Task description = Quote all of the data exactly as given. Skip every picture it contains.

━━━ Data section ━━━

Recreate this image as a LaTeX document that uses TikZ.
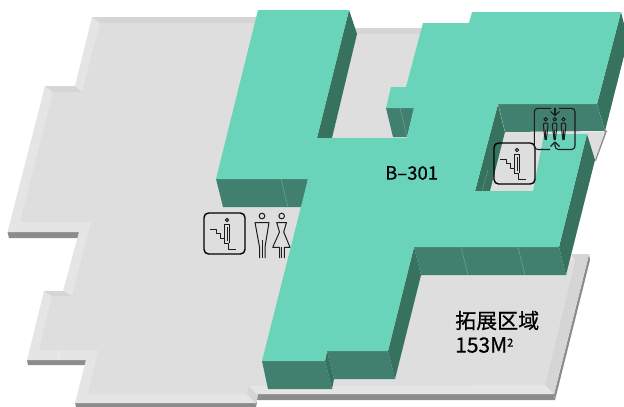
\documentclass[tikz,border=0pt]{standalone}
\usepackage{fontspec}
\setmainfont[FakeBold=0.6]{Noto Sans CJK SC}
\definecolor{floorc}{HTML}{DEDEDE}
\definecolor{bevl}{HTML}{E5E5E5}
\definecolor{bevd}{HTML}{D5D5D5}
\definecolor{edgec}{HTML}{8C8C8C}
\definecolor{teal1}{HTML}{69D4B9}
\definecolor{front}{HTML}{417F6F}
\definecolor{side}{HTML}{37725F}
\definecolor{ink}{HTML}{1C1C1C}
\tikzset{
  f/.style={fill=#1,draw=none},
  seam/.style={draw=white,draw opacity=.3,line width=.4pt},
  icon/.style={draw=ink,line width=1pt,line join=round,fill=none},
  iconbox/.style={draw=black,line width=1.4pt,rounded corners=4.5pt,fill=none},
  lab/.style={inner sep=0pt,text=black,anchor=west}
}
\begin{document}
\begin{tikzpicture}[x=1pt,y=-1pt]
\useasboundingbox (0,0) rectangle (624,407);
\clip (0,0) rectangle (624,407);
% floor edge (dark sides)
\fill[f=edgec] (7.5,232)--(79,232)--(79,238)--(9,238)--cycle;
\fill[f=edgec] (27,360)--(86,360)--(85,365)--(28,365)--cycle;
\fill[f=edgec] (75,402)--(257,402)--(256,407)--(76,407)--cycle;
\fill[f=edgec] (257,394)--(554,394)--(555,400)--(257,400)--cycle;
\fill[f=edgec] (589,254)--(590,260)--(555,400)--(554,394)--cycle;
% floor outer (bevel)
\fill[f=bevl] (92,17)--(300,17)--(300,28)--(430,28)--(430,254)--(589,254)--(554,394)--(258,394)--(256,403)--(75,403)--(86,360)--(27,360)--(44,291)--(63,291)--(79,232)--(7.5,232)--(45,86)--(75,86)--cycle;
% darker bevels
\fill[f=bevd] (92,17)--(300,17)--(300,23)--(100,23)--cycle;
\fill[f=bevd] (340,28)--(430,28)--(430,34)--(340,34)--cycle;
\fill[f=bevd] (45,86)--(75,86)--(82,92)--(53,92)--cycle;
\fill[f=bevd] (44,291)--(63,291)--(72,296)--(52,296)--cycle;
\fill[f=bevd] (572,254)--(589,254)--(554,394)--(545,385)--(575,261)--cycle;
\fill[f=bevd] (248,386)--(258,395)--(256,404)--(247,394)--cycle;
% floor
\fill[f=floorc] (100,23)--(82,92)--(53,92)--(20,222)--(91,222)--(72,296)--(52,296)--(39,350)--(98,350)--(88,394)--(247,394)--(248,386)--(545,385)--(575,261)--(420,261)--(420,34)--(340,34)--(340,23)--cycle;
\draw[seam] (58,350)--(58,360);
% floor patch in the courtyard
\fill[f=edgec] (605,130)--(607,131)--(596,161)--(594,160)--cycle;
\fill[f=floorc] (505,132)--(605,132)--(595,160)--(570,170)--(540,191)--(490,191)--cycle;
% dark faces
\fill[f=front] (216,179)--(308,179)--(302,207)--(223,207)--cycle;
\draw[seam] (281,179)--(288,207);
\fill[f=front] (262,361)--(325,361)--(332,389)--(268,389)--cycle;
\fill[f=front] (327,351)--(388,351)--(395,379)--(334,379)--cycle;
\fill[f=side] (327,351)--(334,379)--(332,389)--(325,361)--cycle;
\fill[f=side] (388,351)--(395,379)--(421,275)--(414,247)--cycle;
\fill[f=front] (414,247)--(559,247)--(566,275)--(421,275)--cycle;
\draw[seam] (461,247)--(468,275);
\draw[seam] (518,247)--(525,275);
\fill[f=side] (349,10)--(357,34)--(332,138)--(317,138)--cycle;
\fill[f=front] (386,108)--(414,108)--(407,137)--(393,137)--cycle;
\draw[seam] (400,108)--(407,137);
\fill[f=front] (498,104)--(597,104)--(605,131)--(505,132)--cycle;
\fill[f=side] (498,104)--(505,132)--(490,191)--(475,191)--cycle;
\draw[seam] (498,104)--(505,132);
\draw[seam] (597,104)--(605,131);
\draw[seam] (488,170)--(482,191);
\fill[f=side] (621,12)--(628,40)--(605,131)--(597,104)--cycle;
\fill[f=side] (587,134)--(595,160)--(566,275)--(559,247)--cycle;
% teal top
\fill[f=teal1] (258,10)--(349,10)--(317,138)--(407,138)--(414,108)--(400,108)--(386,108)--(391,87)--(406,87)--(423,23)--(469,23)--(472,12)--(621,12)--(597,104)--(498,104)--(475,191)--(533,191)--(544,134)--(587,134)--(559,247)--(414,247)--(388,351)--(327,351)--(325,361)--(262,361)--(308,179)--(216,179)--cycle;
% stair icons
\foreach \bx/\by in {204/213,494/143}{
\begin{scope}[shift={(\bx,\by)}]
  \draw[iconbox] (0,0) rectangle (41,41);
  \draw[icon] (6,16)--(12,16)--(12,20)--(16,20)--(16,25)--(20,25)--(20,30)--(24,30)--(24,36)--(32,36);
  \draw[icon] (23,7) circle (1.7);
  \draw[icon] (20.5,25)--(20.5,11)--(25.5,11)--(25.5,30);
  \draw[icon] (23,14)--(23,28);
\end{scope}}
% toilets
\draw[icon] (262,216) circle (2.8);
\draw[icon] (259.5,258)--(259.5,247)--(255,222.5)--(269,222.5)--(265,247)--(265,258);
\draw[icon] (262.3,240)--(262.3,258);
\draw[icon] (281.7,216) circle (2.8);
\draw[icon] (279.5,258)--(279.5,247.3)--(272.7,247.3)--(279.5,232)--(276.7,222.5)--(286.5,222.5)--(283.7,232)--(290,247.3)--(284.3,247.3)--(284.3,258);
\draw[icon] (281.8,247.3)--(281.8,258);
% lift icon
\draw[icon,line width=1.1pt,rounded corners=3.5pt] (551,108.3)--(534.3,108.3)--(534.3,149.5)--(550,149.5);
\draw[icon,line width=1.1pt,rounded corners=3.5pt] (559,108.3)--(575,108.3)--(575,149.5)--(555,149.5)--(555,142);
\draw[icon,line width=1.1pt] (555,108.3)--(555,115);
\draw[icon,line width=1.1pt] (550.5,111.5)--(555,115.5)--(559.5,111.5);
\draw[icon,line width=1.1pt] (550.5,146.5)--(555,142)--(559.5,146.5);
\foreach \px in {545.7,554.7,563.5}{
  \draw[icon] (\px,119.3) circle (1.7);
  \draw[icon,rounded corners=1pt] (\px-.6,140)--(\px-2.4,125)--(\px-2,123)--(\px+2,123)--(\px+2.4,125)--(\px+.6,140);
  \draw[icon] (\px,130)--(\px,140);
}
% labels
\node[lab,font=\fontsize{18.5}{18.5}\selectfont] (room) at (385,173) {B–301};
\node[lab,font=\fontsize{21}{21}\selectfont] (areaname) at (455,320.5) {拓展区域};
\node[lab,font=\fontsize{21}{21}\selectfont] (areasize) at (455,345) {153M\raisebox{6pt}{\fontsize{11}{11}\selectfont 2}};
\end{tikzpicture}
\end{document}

━━━

Problem solution =
Recreate this image as a LaTeX document that uses TikZ.
\documentclass[tikz,border=0pt]{standalone}
\usepackage{fontspec}
\setmainfont[FakeBold=0.6]{Noto Sans CJK SC}
\definecolor{floorc}{HTML}{DEDEDE}
\definecolor{bevl}{HTML}{E5E5E5}
\definecolor{bevd}{HTML}{D5D5D5}
\definecolor{edgec}{HTML}{8C8C8C}
\definecolor{teal1}{HTML}{69D4B9}
\definecolor{front}{HTML}{417F6F}
\definecolor{side}{HTML}{37725F}
\definecolor{ink}{HTML}{1C1C1C}
\tikzset{
  f/.style={fill=#1,draw=none},
  seam/.style={draw=white,draw opacity=.3,line width=.4pt},
  icon/.style={draw=ink,line width=1pt,line join=round,fill=none},
  iconbox/.style={draw=black,line width=1.4pt,rounded corners=4.5pt,fill=none},
  lab/.style={inner sep=0pt,text=black,anchor=west}
}
\begin{document}
\begin{tikzpicture}[x=1pt,y=-1pt]
\useasboundingbox (0,0) rectangle (624,407);
\clip (0,0) rectangle (624,407);
% floor edge (dark sides)
\fill[f=edgec] (7.5,232)--(79,232)--(79,238)--(9,238)--cycle;
\fill[f=edgec] (27,360)--(86,360)--(85,365)--(28,365)--cycle;
\fill[f=edgec] (75,402)--(257,402)--(256,407)--(76,407)--cycle;
\fill[f=edgec] (257,394)--(554,394)--(555,400)--(257,400)--cycle;
\fill[f=edgec] (589,254)--(590,260)--(555,400)--(554,394)--cycle;
% floor outer (bevel)
\fill[f=bevl] (92,17)--(300,17)--(300,28)--(430,28)--(430,254)--(589,254)--(554,394)--(258,394)--(256,403)--(75,403)--(86,360)--(27,360)--(44,291)--(63,291)--(79,232)--(7.5,232)--(45,86)--(75,86)--cycle;
% darker bevels
\fill[f=bevd] (92,17)--(300,17)--(300,23)--(100,23)--cycle;
\fill[f=bevd] (340,28)--(430,28)--(430,34)--(340,34)--cycle;
\fill[f=bevd] (45,86)--(75,86)--(82,92)--(53,92)--cycle;
\fill[f=bevd] (44,291)--(63,291)--(72,296)--(52,296)--cycle;
\fill[f=bevd] (572,254)--(589,254)--(554,394)--(545,385)--(575,261)--cycle;
\fill[f=bevd] (248,386)--(258,395)--(256,404)--(247,394)--cycle;
% floor
\fill[f=floorc] (100,23)--(82,92)--(53,92)--(20,222)--(91,222)--(72,296)--(52,296)--(39,350)--(98,350)--(88,394)--(247,394)--(248,386)--(545,385)--(575,261)--(420,261)--(420,34)--(340,34)--(340,23)--cycle;
\draw[seam] (58,350)--(58,360);
% floor patch in the courtyard
\fill[f=edgec] (605,130)--(607,131)--(596,161)--(594,160)--cycle;
\fill[f=floorc] (505,132)--(605,132)--(595,160)--(570,170)--(540,191)--(490,191)--cycle;
% dark faces
\fill[f=front] (216,179)--(308,179)--(302,207)--(223,207)--cycle;
\draw[seam] (281,179)--(288,207);
\fill[f=front] (262,361)--(325,361)--(332,389)--(268,389)--cycle;
\fill[f=front] (327,351)--(388,351)--(395,379)--(334,379)--cycle;
\fill[f=side] (327,351)--(334,379)--(332,389)--(325,361)--cycle;
\fill[f=side] (388,351)--(395,379)--(421,275)--(414,247)--cycle;
\fill[f=front] (414,247)--(559,247)--(566,275)--(421,275)--cycle;
\draw[seam] (461,247)--(468,275);
\draw[seam] (518,247)--(525,275);
\fill[f=side] (349,10)--(357,34)--(332,138)--(317,138)--cycle;
\fill[f=front] (386,108)--(414,108)--(407,137)--(393,137)--cycle;
\draw[seam] (400,108)--(407,137);
\fill[f=front] (498,104)--(597,104)--(605,131)--(505,132)--cycle;
\fill[f=side] (498,104)--(505,132)--(490,191)--(475,191)--cycle;
\draw[seam] (498,104)--(505,132);
\draw[seam] (597,104)--(605,131);
\draw[seam] (488,170)--(482,191);
\fill[f=side] (621,12)--(628,40)--(605,131)--(597,104)--cycle;
\fill[f=side] (587,134)--(595,160)--(566,275)--(559,247)--cycle;
% teal top
\fill[f=teal1] (258,10)--(349,10)--(317,138)--(407,138)--(414,108)--(400,108)--(386,108)--(391,87)--(406,87)--(423,23)--(469,23)--(472,12)--(621,12)--(597,104)--(498,104)--(475,191)--(533,191)--(544,134)--(587,134)--(559,247)--(414,247)--(388,351)--(327,351)--(325,361)--(262,361)--(308,179)--(216,179)--cycle;
% stair icons
\foreach \bx/\by in {204/213,494/143}{
\begin{scope}[shift={(\bx,\by)}]
  \draw[iconbox] (0,0) rectangle (41,41);
  \draw[icon] (6,16)--(12,16)--(12,20)--(16,20)--(16,25)--(20,25)--(20,30)--(24,30)--(24,36)--(32,36);
  \draw[icon] (23,7) circle (1.7);
  \draw[icon] (20.5,25)--(20.5,11)--(25.5,11)--(25.5,30);
  \draw[icon] (23,14)--(23,28);
\end{scope}}
% toilets
\draw[icon] (262,216) circle (2.8);
\draw[icon] (259.5,258)--(259.5,247)--(255,222.5)--(269,222.5)--(265,247)--(265,258);
\draw[icon] (262.3,240)--(262.3,258);
\draw[icon] (281.7,216) circle (2.8);
\draw[icon] (279.5,258)--(279.5,247.3)--(272.7,247.3)--(279.5,232)--(276.7,222.5)--(286.5,222.5)--(283.7,232)--(290,247.3)--(284.3,247.3)--(284.3,258);
\draw[icon] (281.8,247.3)--(281.8,258);
% lift icon
\draw[icon,line width=1.1pt,rounded corners=3.5pt] (551,108.3)--(534.3,108.3)--(534.3,149.5)--(550,149.5);
\draw[icon,line width=1.1pt,rounded corners=3.5pt] (559,108.3)--(575,108.3)--(575,149.5)--(555,149.5)--(555,142);
\draw[icon,line width=1.1pt] (555,108.3)--(555,115);
\draw[icon,line width=1.1pt] (550.5,111.5)--(555,115.5)--(559.5,111.5);
\draw[icon,line width=1.1pt] (550.5,146.5)--(555,142)--(559.5,146.5);
\foreach \px in {545.7,554.7,563.5}{
  \draw[icon] (\px,119.3) circle (1.7);
  \draw[icon,rounded corners=1pt] (\px-.6,140)--(\px-2.4,125)--(\px-2,123)--(\px+2,123)--(\px+2.4,125)--(\px+.6,140);
  \draw[icon] (\px,130)--(\px,140);
}
% labels
\node[lab,font=\fontsize{18.5}{18.5}\selectfont] (room) at (385,173) {B–301};
\node[lab,font=\fontsize{21}{21}\selectfont] (areaname) at (455,320.5) {拓展区域};
\node[lab,font=\fontsize{21}{21}\selectfont] (areasize) at (455,345) {153M\raisebox{6pt}{\fontsize{11}{11}\selectfont 2}};
\end{tikzpicture}
\end{document}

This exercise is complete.